## Request
Below are some records. Retype exactly the lines from the one containing "Recreate this image" through the one containing "import numpy as np", both included, skipping every picture.

═══ Given data

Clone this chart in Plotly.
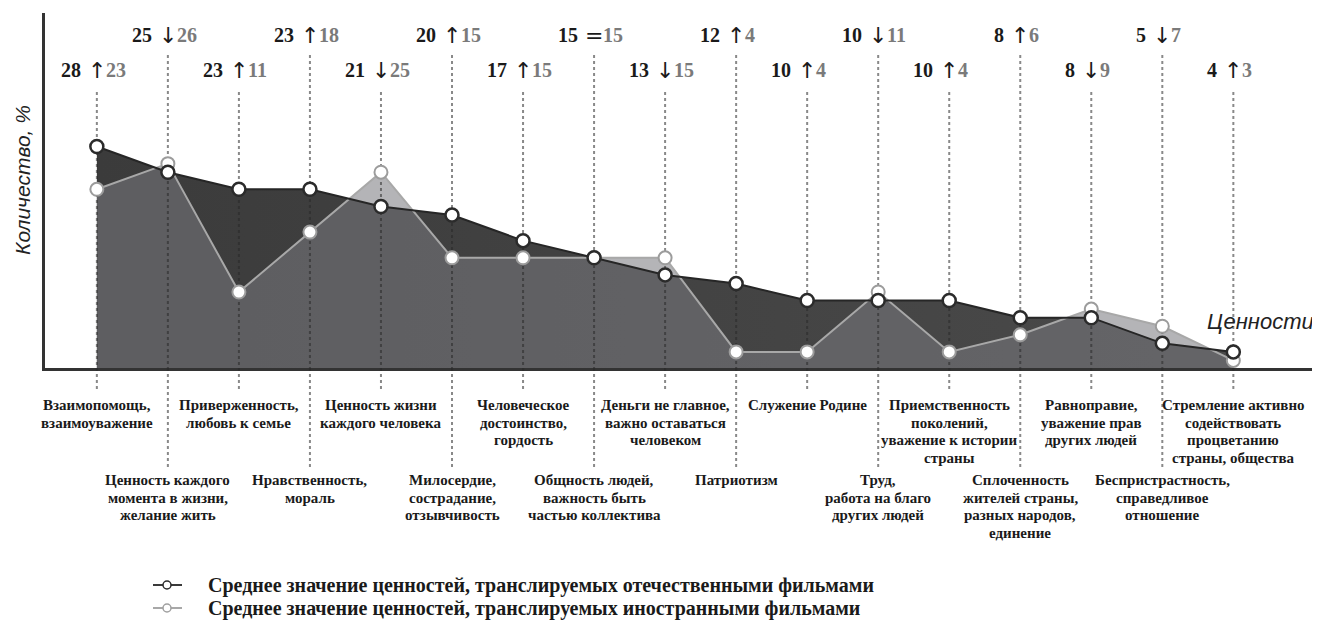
import plotly.graph_objects as go

categories = [
    "Взаимопомощь,<br>взаимоуважение",
    "Ценность каждого<br>момента в жизни,<br>желание жить",
    "Приверженность,<br>любовь к семье",
    "Нравственность,<br>мораль",
    "Ценность жизни<br>каждого человека",
    "Милосердие,<br>сострадание,<br>отзывчивость",
    "Человеческое<br>достоинство,<br>гордость",
    "Общность людей,<br>важность быть<br>частью коллектива",
    "Деньги не главное,<br>важно оставаться<br>человеком",
    "Патриотизм",
    "Служение Родине",
    "Труд,<br>работа на благо<br>других людей",
    "Приемственность<br>поколений,<br>уважение к истории<br>страны",
    "Сплоченность<br>жителей страны,<br>разных народов,<br>единение",
    "Равноправие,<br>уважение прав<br>других людей",
    "Беспристрастность,<br>справедливое<br>отношение",
    "Стремление активно<br>содействовать<br>процветанию<br>страны, общества",
]
domestic = [28, 25, 23, 23, 21, 20, 17, 15, 13, 12, 10, 10, 10, 8, 8, 5, 4]
foreign = [23, 26, 11, 18, 25, 15, 15, 15, 15, 4, 4, 11, 4, 6, 9, 7, 3]

legend_labels = [
    "Среднее значение ценностей, транслируемых отечественными фильмами",
    "Среднее значение ценностей, транслируемых иностранными фильмами",
]
y_title = "Количество, %"
x_title = "Ценности"

n = len(categories)
idx = list(range(n))

# page body has an 8px margin; figure sized so the plot lands where the reference has it
BODY = 8
FIG_W, FIG_H = 1312, 618
YMIN, YMAX = 2.12, 43.6
XMIN, XMAX = -0.73, 17.22
PLOT_L, PLOT_W = 45, 1275      # screen px
PLOT_T, PLOT_H = 13, 355       # screen px
LINE_GAP = 17.7                # px between category label lines


def px_to_paper_y(py):
    return (PLOT_T + PLOT_H - py) / PLOT_H


def px_to_paper_x(px):
    return (px - PLOT_L) / PLOT_W


def paper_to_data_y(p):
    return YMIN + p * (YMAX - YMIN)


SERIF = "Liberation Serif"
SANS = "Liberation Sans"
GUIDE = "rgba(40,40,40,0.55)"

fig = go.Figure()

# Domestic area (dark)
fig.add_trace(go.Scatter(
    x=idx, y=domestic, mode="lines", fill="tozeroy",
    line=dict(width=0, color="#444444"),
    fillgradient=dict(type="horizontal", colorscale=[[0, "#3b3b3b"], [1, "#4a4a4a"]]),
    hoverinfo="skip", showlegend=False,
))
# Foreign area: semi-transparent, light over white, medium over the dark area
fig.add_trace(go.Scatter(
    x=idx, y=foreign, mode="lines", fill="tozeroy",
    line=dict(width=0, color="rgba(122,122,126,0.56)"),
    fillcolor="rgba(122,122,127,0.56)",
    hoverinfo="skip", showlegend=False,
))

# Dotted guide lines inside the plot area
gx, gy = [], []
for i in idx:
    top_px = 92 if i % 2 == 0 else 55
    gx += [i, i, None]
    gy += [paper_to_data_y(px_to_paper_y(top_px)), YMIN, None]
fig.add_trace(go.Scatter(
    x=gx, y=gy, mode="lines",
    line=dict(color=GUIDE, width=2, dash="dot"),
    hoverinfo="skip", showlegend=False,
))

# Foreign line + markers
fig.add_trace(go.Scatter(
    x=idx, y=foreign, mode="lines+markers",
    line=dict(color="#a8a8a8", width=2),
    marker=dict(size=13, color="white", line=dict(color="#9c9c9c", width=2)),
    showlegend=False, cliponaxis=False,
))
# Domestic line + markers
fig.add_trace(go.Scatter(
    x=idx, y=domestic, mode="lines+markers",
    line=dict(color="#262626", width=2),
    marker=dict(size=13, color="white", line=dict(color="#2b2b2b", width=2.5)),
    showlegend=False, cliponaxis=False,
))

shapes = []
annotations = []

# Dotted guide lines below the axis
for i in idx:
    bottom_px = 392 if i % 2 == 0 else 470
    shapes.append(dict(
        type="line", xref="x", yref="paper", x0=i, x1=i,
        y0=0, y1=px_to_paper_y(bottom_px),
        line=dict(color=GUIDE, width=2, dash="dot"),
        layer="above",
    ))

# Top comparison labels
for i in idx:
    ypx = 70 if i % 2 == 0 else 35
    yp = px_to_paper_y(ypx)
    d, f = domestic[i], foreign[i]
    sign = "↑" if d > f else ("↓" if d < f else "=")
    annotations.append(dict(
        x=i, y=yp, xref="x", yref="paper", text=f"<b>{d}</b>",
        showarrow=False, xanchor="right", yanchor="middle", xshift=-14,
        font=dict(family=SERIF, size=20, color="#1a1a1a"),
    ))
    annotations.append(dict(
        x=i, y=yp, xref="x", yref="paper", text=sign,
        showarrow=False, xanchor="center", yanchor="middle",
        font=dict(family="DejaVu Sans", size=22, color="#1a1a1a"),
    ))
    annotations.append(dict(
        x=i, y=yp, xref="x", yref="paper", text=f"<b>{f}</b>",
        showarrow=False, xanchor="left", yanchor="middle", xshift=7,
        font=dict(family=SERIF, size=20, color="#7a7a7a"),
    ))

# Bottom category labels, one annotation per line for tight line spacing
for i in idx:
    first_px = 405 if i % 2 == 0 else 480
    for k, line in enumerate(categories[i].split("<br>")):
        annotations.append(dict(
            x=i, y=px_to_paper_y(first_px + k * LINE_GAP), xref="x", yref="paper",
            text=f"<b>{line}</b>", showarrow=False,
            xanchor="center", yanchor="middle", align="center",
            font=dict(family=SERIF, size=15, color="#1a1a1a"),
        ))

# Axis titles
annotations.append(dict(
    x=px_to_paper_x(22), y=px_to_paper_y(180), xref="paper", yref="paper",
    text=f"<i>{y_title}</i>",
    showarrow=False, textangle=-90, xanchor="center", yanchor="middle",
    font=dict(family=SANS, size=21, color="#222222"),
))
annotations.append(dict(
    x=1, y=px_to_paper_y(321), xref="paper", yref="paper", text=f"<i>{x_title}</i>",
    showarrow=False, xanchor="right", yanchor="middle", xshift=-4,
    font=dict(family=SANS, size=22, color="#222222"),
))

# Manual legend
legend_styles = [("#2b2b2b", "#3a3a3a"), ("#a0a0a0", "#a8a8a8")]
for k, (lab, (mc, lc)) in enumerate(zip(legend_labels, legend_styles)):
    ypx = 585 + 23 * k
    yp = px_to_paper_y(ypx)
    shapes.append(dict(
        type="line", xref="paper", yref="paper",
        x0=px_to_paper_x(153), x1=px_to_paper_x(182), y0=yp, y1=yp,
        line=dict(color=lc, width=2),
    ))
    shapes.append(dict(
        type="circle", xref="paper", yref="paper",
        xsizemode="pixel", ysizemode="pixel",
        xanchor=px_to_paper_x(167), yanchor=yp,
        x0=-4, x1=4, y0=-4, y1=4,
        fillcolor="white", line=dict(color=mc, width=1.5),
    ))
    annotations.append(dict(
        x=px_to_paper_x(206), y=yp, xref="paper", yref="paper",
        text=f"<b>{lab}</b>", showarrow=False, xanchor="left", yanchor="middle",
        font=dict(family=SERIF, size=20, color="#1a1a1a"),
    ))

fig.update_layout(
    width=FIG_W, height=FIG_H,
    margin=dict(l=PLOT_L - BODY, r=0, t=PLOT_T - BODY, b=FIG_H - (PLOT_T - BODY) - PLOT_H),
    paper_bgcolor="white", plot_bgcolor="white",
    xaxis=dict(range=[XMIN, XMAX], showgrid=False, zeroline=False, showticklabels=False,
               ticks="", showline=True, linecolor="#333333", linewidth=2.5, fixedrange=True),
    yaxis=dict(range=[YMIN, YMAX], showgrid=False, zeroline=False, showticklabels=False,
               ticks="", showline=True, linecolor="#333333", linewidth=2.5, fixedrange=True),
    shapes=shapes, annotations=annotations,
    showlegend=False,
)

fig.write_html("out.html")
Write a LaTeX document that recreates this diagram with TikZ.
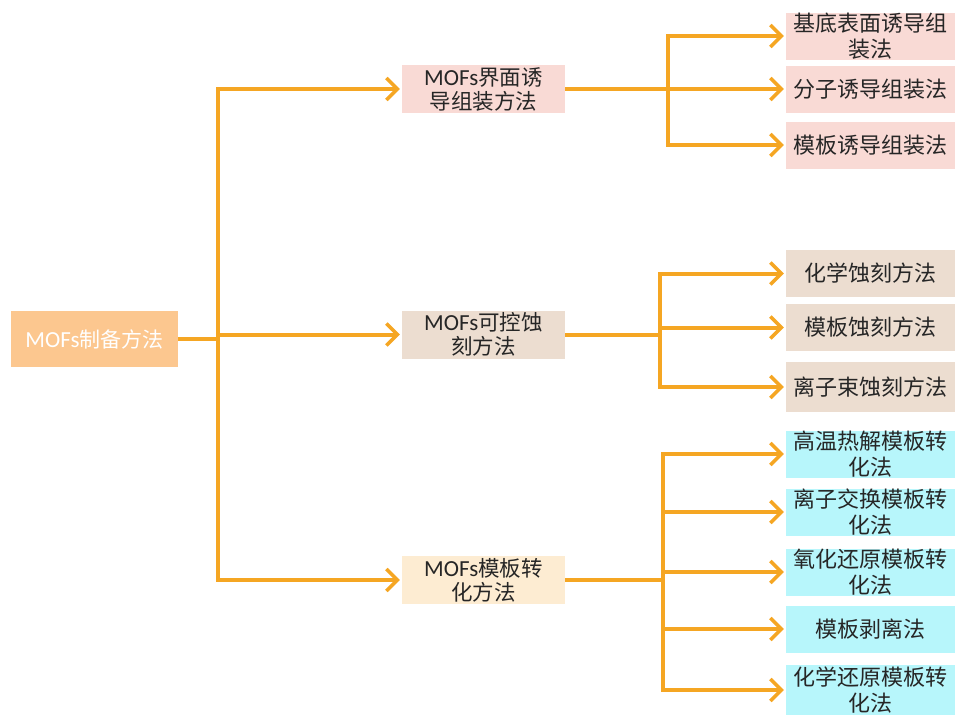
\documentclass[tikz,border=0pt]{standalone}
\usepackage{fontspec}
\setmainfont{Carlito}
\newfontfamily\cjk{Noto Sans CJK SC}
\usetikzlibrary{arrows.meta}

\definecolor{linec}{RGB}{245,166,35}
\definecolor{rootc}{RGB}{252,199,143}
\definecolor{pinkc}{RGB}{249,218,213}
\definecolor{beigec}{RGB}{236,221,208}
\definecolor{creamc}{RGB}{253,236,210}
\definecolor{cyanc}{RGB}{183,246,251}

\tikzset{
  box/.style={inner sep=0pt,align=center,text=black!85,
    font=\fontsize{21.5}{24}\selectfont\cjk},
  midbox/.style={box,minimum width=163pt,minimum height=48pt},
  leafbox/.style={box,minimum width=169pt,minimum height=47pt,
    font=\fontsize{22}{26}\selectfont\cjk},
  conn/.style={linec,line width=4pt},
  arr/.style={conn,-{Straight Barb[length=11pt,width=22pt,line width=3.5pt]},shorten >=2pt},
}

\newcommand{\mofs}{{\fontspec{Carlito}\fontsize{23}{24}\selectfont MOFs}}

\begin{document}
\begin{tikzpicture}[x=1pt,y=-1pt]
  \useasboundingbox (0,0) rectangle (955,715);

  \node[box,fill=rootc,text=white,minimum width=167pt,minimum height=56pt,
        font=\fontsize{21}{23}\selectfont\cjk] (root) at (94.5,339) {\mofs 制备方法};

  \node[midbox,fill=pinkc] (m1) at (483.5,89) {\mofs 界面诱\\导组装方法};
  \node[midbox,fill=beigec] (m2) at (483.5,334.5) {\mofs 可控蚀\\刻方法};
  \node[midbox,fill=creamc] (m3) at (483.5,580) {\mofs 模板转\\化方法};

  % interface induced assembly
  \node[leafbox,fill=pinkc] (a1) at (870.5,36) {基底表面诱导组\\装法};
  \node[leafbox,fill=pinkc] (a2) at (870.5,89) {分子诱导组装法};
  \node[leafbox,fill=pinkc] (a3) at (870.5,145) {模板诱导组装法};

  % controlled etching
  \node[leafbox,fill=beigec] (b1) at (870.5,273.5) {化学蚀刻方法};
  \node[leafbox,fill=beigec] (b2) at (870.5,327.5) {模板蚀刻方法};
  \node[leafbox,fill=beigec,minimum height=50pt] (b3) at (870.5,387) {离子束蚀刻方法};

  % template conversion
  \node[leafbox,fill=cyanc] (c1) at (870.5,454) {高温热解模板转\\化法};
  \node[leafbox,fill=cyanc] (c2) at (870.5,512) {离子交换模板转\\化法};
  \node[leafbox,fill=cyanc] (c3) at (870.5,572) {氧化还原模板转\\化法};
  \node[leafbox,fill=cyanc] (c4) at (870.5,629) {模板剥离法};
  \node[leafbox,fill=cyanc,minimum height=50pt] (c5) at (870.5,690) {化学还原模板转\\化法};

  \coordinate (t) at (218,339);
  \coordinate (ta) at (668,89);
  \coordinate (tb) at (660,334.5);
  \coordinate (tc) at (663,580);

  \draw[conn] (root.east) -- (t);
  \draw[conn] (218,89) -- (218,580);
  \foreach \m in {m1,m2,m3}
    \draw[arr] (t) |- (\m.west);

  \draw[conn] (m1.east) -- (ta);
  \draw[conn] (668,36) -- (668,145);
  \foreach \l in {a1,a2,a3}
    \draw[arr] (ta) |- (\l.west);

  \draw[conn] (m2.east) -- (tb);
  \draw[conn] (660,273.5) -- (660,387);
  \foreach \l in {b1,b2,b3}
    \draw[arr] (tb) |- (\l.west);

  \draw[conn] (m3.east) -- (tc);
  \draw[conn] (663,454) -- (663,690);
  \foreach \l in {c1,c2,c3,c4,c5}
    \draw[arr] (tc) |- (\l.west);
\end{tikzpicture}
\end{document}
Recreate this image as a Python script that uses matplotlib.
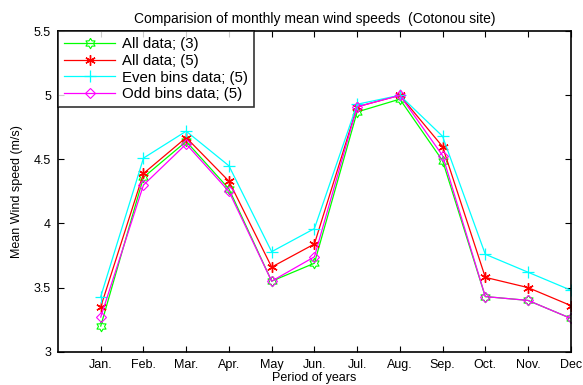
import matplotlib
matplotlib.use("Agg")
import matplotlib.pyplot as plt
import numpy as np

months = ["Jan.", "Feb.", "Mar.", "Apr.", "May", "Jun.", "Jul.", "Aug.", "Sep.", "Oct.", "Nov.", "Dec"]
all3 = [3.20, 4.36, 4.64, 4.27, 3.55, 3.69, 4.87, 4.97, 4.49, 3.43, 3.40, 3.26]
all5 = [3.35, 4.39, 4.67, 4.33, 3.66, 3.84, 4.91, 5.00, 4.60, 3.58, 3.50, 3.36]
even5 = [3.43, 4.51, 4.72, 4.45, 3.78, 3.96, 4.93, 5.00, 4.68, 3.76, 3.62, 3.48]
odd5 = [3.27, 4.30, 4.62, 4.25, 3.55, 3.74, 4.91, 5.00, 4.53, 3.43, 3.40, 3.26]
yticks = [3, 3.5, 4, 4.5, 5, 5.5]
ytick_labels = ["3", "3.5", "4", "4.5", "5", "5.5"]

plt.rcParams['font.family'] = ['Liberation Sans', 'DejaVu Sans']

# six-pointed star (hexagram) marker outline
ang = np.deg2rad(90 + np.arange(12) * 30)
rad = np.where(np.arange(12) % 2 == 0, 1.0, 0.58)
hexagram = list(zip(rad * np.cos(ang), rad * np.sin(ang)))
hexagram.append(hexagram[0])

fig = plt.figure(figsize=(5.83, 3.85), dpi=100)
ax = fig.add_axes([0.0995, 0.0865, 0.8795, 0.8325])
x = list(range(1, 13))
lw = 0.9
ax.plot(x, all3, color='#00ff00', lw=lw, marker=hexagram, ms=7.5, mfc='none', mec='#00ff00', mew=0.8, label='All data; (3)')
ax.plot(x, all5, color='#ff0000', lw=lw, marker=(6, 2, 0), ms=7.5, mec='#ff0000', mew=1.0, label='All data; (5)')
ax.plot(x, even5, color='#00ffff', lw=lw, marker='+', ms=9, mew=0.9, label='Even bins data; (5)')
ax.plot(x, odd5, color='#ff00ff', lw=lw, marker='D', ms=5.5, mfc='none', mec='#ff00ff', mew=0.8, label='Odd bins data; (5)')

ax.set_xlim(0, 12)
ax.set_ylim(3, 5.5)
ax.set_xticks(x)
ax.set_xticklabels(months)
ax.set_yticks(yticks)
ax.set_yticklabels(ytick_labels)
ax.tick_params(direction='in', top=True, right=True, length=4, width=0.8, labelsize=9, pad=5)
for s in ax.spines.values():
    s.set_linewidth(1.2)
ax.set_title('Comparision of monthly mean wind speeds  (Cotonou site)', fontsize=10, pad=6)
ax.set_xlabel('Period of years', fontsize=9, labelpad=1)
ax.set_ylabel('Mean Wind speed (m/s)', fontsize=9, labelpad=8)

leg = ax.legend(loc='upper left', fontsize=10.8, frameon=True, fancybox=False, borderaxespad=0,
                handlelength=3.4, borderpad=0.4, labelspacing=0.18, handletextpad=0.45)
leg.get_frame().set_edgecolor('black')
leg.get_frame().set_linewidth(1.2)

fig.savefig('out.png', dpi=100)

══════

## Output of the exercise
Recreate this image as a Python script that uses matplotlib.
import matplotlib
matplotlib.use("Agg")
import matplotlib.pyplot as plt
import numpy as np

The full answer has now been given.